At particular risk were those who arrived and decided to remain in the area for a while, working on local farms or at local businesses. William Still, in a 2 November 1857 letter to Joseph Bustill, warned against such practices, telling his Harrisburg agent, “With regard to those unprovided for, I think it will be safe to send them on any time toward the latter part of this week. Far better it will be for them in Canada this winter, where they can procure plenty of work, than it will be in Pennsylvania, where labor will be scarce and hands plenty, with the usual amount of dread and danger hanging over the head of the Fugitive.” Bustill heeded Still’s advice and continued to forward fugitives to Philadelphia as directed “in ‘Small parcels’—that is, not over four or five in a company.”

Not all fugitives were willing to leave the deceptively quiet town of Harrisburg so quickly, though, and often they paid a heavy price. One such person who risked staying within easy reach of slave catchers was a thirty-year-old man from Baltimore named Jacob Dupen, who escaped from his owner in Baltimore County, William M. Edelin, on 1 August 1856. It is not know when Dupen arrived in Harrisburg, but instead of moving on, he decided to find work nearby and spent more than a year in relative safety, unbothered by slave catchers.

By the end of 1857, though, someone passed the word to his owner in Baltimore that Jacob was working on a farm near Harrisburg, and on 14 December, William Edelin went to federal Judge William F. Giles of the U.S. District Court in Maryland and filed a petition for the return of his slave. With petition secured, Edelin then sent his Calvert County friend Thomas John Chew to Philadelphia to obtain a warrant for Dupen’s arrest in Harrisburg. The Philadelphia judge assigned two deputy marshals that frequently took part in slave catching operations, John Jenkins and James Stewart, to accompany Edelin’s agent, Thomas Chew, to Harrisburg, arrest Dupen, and return with him to Philadelphia for a hearing.

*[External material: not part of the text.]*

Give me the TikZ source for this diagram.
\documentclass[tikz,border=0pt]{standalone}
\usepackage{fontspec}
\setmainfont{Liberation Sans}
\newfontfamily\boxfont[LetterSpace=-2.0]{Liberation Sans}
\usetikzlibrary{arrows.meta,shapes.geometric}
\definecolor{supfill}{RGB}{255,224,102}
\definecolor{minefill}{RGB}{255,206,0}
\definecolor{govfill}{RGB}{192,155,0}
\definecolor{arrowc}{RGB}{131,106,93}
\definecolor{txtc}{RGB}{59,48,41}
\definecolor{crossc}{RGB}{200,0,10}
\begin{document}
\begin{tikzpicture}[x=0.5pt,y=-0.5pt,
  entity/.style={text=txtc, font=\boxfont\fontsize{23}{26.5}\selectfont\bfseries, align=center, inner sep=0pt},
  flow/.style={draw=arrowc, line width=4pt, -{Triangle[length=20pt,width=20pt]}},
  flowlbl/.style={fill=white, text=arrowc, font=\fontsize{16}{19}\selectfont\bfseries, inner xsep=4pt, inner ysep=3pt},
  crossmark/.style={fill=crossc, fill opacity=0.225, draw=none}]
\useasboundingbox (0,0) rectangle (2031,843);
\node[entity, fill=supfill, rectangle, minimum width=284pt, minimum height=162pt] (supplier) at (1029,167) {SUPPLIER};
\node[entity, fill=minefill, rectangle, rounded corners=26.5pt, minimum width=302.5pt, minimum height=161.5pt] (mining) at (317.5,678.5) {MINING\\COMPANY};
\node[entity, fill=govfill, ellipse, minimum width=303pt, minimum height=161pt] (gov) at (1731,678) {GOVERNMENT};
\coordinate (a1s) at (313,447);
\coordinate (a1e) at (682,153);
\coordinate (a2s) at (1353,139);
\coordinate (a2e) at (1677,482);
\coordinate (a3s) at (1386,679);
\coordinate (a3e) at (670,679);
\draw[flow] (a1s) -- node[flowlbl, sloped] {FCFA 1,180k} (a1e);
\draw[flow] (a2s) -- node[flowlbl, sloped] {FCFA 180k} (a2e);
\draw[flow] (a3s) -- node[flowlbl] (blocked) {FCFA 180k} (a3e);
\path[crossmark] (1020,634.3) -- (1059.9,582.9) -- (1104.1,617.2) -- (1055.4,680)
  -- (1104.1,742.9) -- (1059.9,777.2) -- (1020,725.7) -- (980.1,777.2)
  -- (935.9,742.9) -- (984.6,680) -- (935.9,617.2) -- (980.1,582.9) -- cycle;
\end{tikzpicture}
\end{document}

Jenkins, Stewart, and Chew arrived in Harrisburg on 17 December, a Thursday, three days after Dupen’s owner first went to a local judge in Maryland seeking a return order. The next day, Friday, 18 December, Dupen was remanded back to slavery by U.S. Circuit Court Judge John Kintzing Kane.140

Harrisburg residents were scarcely aware of Jacob Dupen’s capture and removal from town by the Philadelphia marshals. According to testimony, they arrived in Harrisburg on Thursday and went straight to the place at which Jacob Dupen was reported working, a farm “about four miles from Harrisburg.” The specific farm on which he was captured is not mentioned in the sources, and although there were any number of area farmers located at about that distance from town who might have taken Jacob on as a farmhand, there is a high likelihood that it was one of the Rutherford farms in the Paxtang Valley, to the east of town. The Rutherfords were known to have supplied jobs for fugitive slaves harboring in Harrisburg during this period.

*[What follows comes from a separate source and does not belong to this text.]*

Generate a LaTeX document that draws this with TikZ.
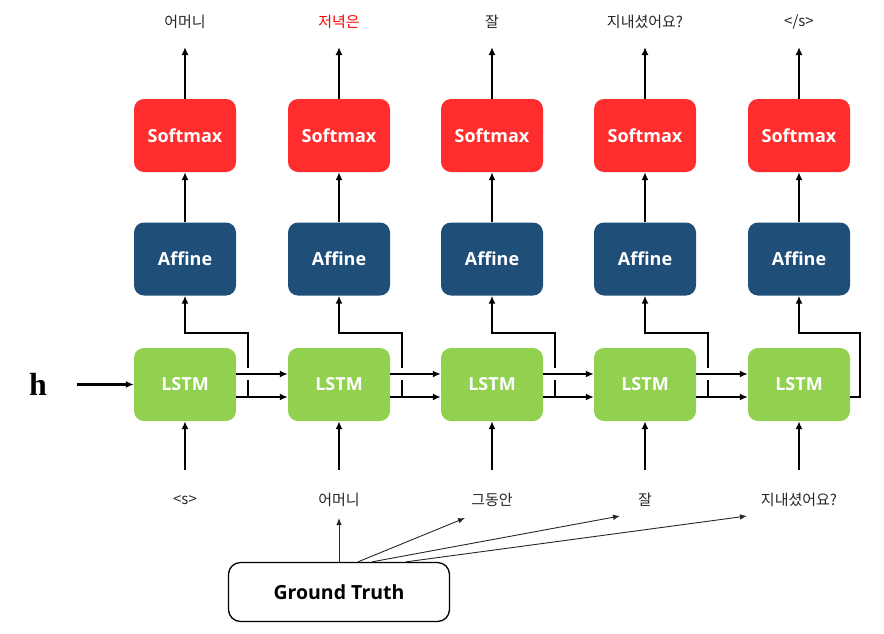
\documentclass[tikz,border=0pt]{standalone}
\usepackage{fontspec}
\setmainfont{Open Sans}
\newfontfamily\kr{Noto Sans CJK KR}
\newfontfamily\hserif{Liberation Serif}
\usetikzlibrary{arrows.meta,calc}
\definecolor{smred}{HTML}{FF2D2D}
\definecolor{afblue}{HTML}{1F4E79}
\definecolor{lsgreen}{HTML}{92D050}
\definecolor{lbltext}{HTML}{262626}
\tikzset{
  box/.style={rounded corners=10pt, minimum width=102pt, minimum height=73pt, inner sep=0pt,
    text=white, font=\fontsize{18}{20}\selectfont\bfseries},
  smbox/.style={box, fill=smred},
  afbox/.style={box, fill=afblue},
  lsbox/.style={box, fill=lsgreen},
  lbl/.style={font=\kr\fontsize{15}{17}\selectfont, text=lbltext, inner sep=0pt},
  arr/.style={line width=2.3pt, -{Latex[length=8pt,width=7pt]}},
  ln/.style={line width=2.3pt},
  gtarr/.style={line width=0.9pt, draw=black!85, -{Latex[length=7pt,width=5.5pt]}},
  gtbox/.style={draw=black, line width=1.3pt, rounded corners=12pt, minimum width=221pt,
    minimum height=59pt, font=\fontsize{19.5}{21}\selectfont\bfseries, inner sep=0pt}
}
\begin{document}
\begin{tikzpicture}[x=1pt,y=-1pt]
\useasboundingbox (0,0) rectangle (884,633);
% columns
\foreach \i/\x/\n in {1/185/{<s>},2/339/어머니,3/492/그동안,4/645/잘,5/799/지내셨어요?}{
  \node[smbox] (S\i) at (\x,135.5) {Softmax};
  \node[afbox] (A\i) at (\x,259) {Affine};
  \node[lsbox] (L\i) at (\x,384.5) {LSTM};
  \coordinate (T\i) at (\x,47);
  \coordinate (B\i) at (\x,470);
  \node[lbl] (in\i) at (\x,500) {\n};
  \draw[arr] (S\i.north) -- (T\i);
  \draw[arr] (A\i.north) -- (S\i.south);
  \draw[arr] (B\i) -- (L\i.south);
}
\node[lbl] (o1) at (185,22) {어머니};
\node[lbl, text=red] (o2) at (339,22) {저녁은};
\node[lbl] (o3) at (492,22) {잘};
\node[lbl] (o4) at (645,22) {지내셨어요?};
\node[lbl] (o5) at (799,22) {</s>};
% recurrent connections
\foreach \i/\j in {1/2,2/3,3/4,4/5}{
  \draw[arr] ([yshift=10.5pt]L\i.east) -- ([yshift=10.5pt]L\j.west);
  \draw[arr] ([yshift=-12.5pt]L\i.east) -- ([yshift=-12.5pt]L\j.west);
  \draw[ln] ([xshift=12pt,yshift=-12.5pt]L\i.east) -- ([xshift=12pt,yshift=4.5pt]L\i.east);
  \draw[arr] ([xshift=12pt,yshift=16.5pt]L\i.east) -- ([xshift=12pt,yshift=51.5pt]L\i.east) -| (A\i.south);
}
\draw[arr] ([yshift=-12.5pt]L5.east) -- ([xshift=10pt,yshift=-12.5pt]L5.east)
  -- ([xshift=10pt,yshift=51.5pt]L5.east) -| (A5.south);
% h input
\node[font=\hserif\fontsize{32}{34}\selectfont\bfseries, inner sep=0pt] (h) at (38,384) {h};
\coordinate (hs) at (77,384.5);
\draw[arr] (hs) -- (L1.west);
% ground truth
\node[gtbox] (G) at (339,592) {Ground Truth};
\coordinate (g1) at (339,518);
\coordinate (g2) at (465,518);
\coordinate (g3) at (620,516);
\coordinate (g4) at (747,516);
\draw[gtarr] (G.north) -- (g1);
\draw[gtarr] ($(G.north)+(19,0)$) -- (g2);
\draw[gtarr] ($(G.north)+(33,0)$) -- (g3);
\draw[gtarr] ($(G.north)+(67,0)$) -- (g4);
\end{tikzpicture}
\end{document}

Jacob was approached by Thomas Chew and the Philadelphia marshals while he was in the field, plowing over the soil for the approach of winter, and was captured without a fight. He was very quickly transported to Philadelphia and taken before Judge Kane for an early morning hearing. The Philadelphia Bulletin reported, “There was no excitement about the Court room; indeed there was no one present except the officers of the Court and the parties.”

The reason for the lack of protests by local people on behalf of Dupen becomes apparent from court documents, however. The hearing was held at an unusually early hour, echoing the bad old days in Harrisburg when Richard McAllister held pre-dawn hearings to avoid local excitement. Few people were in the federal courtroom in Philadelphia that morning. In addition to arresting officer James Stewart and Edelin’s agent, Thomas Chew, U.S. District Attorney James C. Vandyke was in the court to present the evidence against Jacob Dupen as a fugitive from labor.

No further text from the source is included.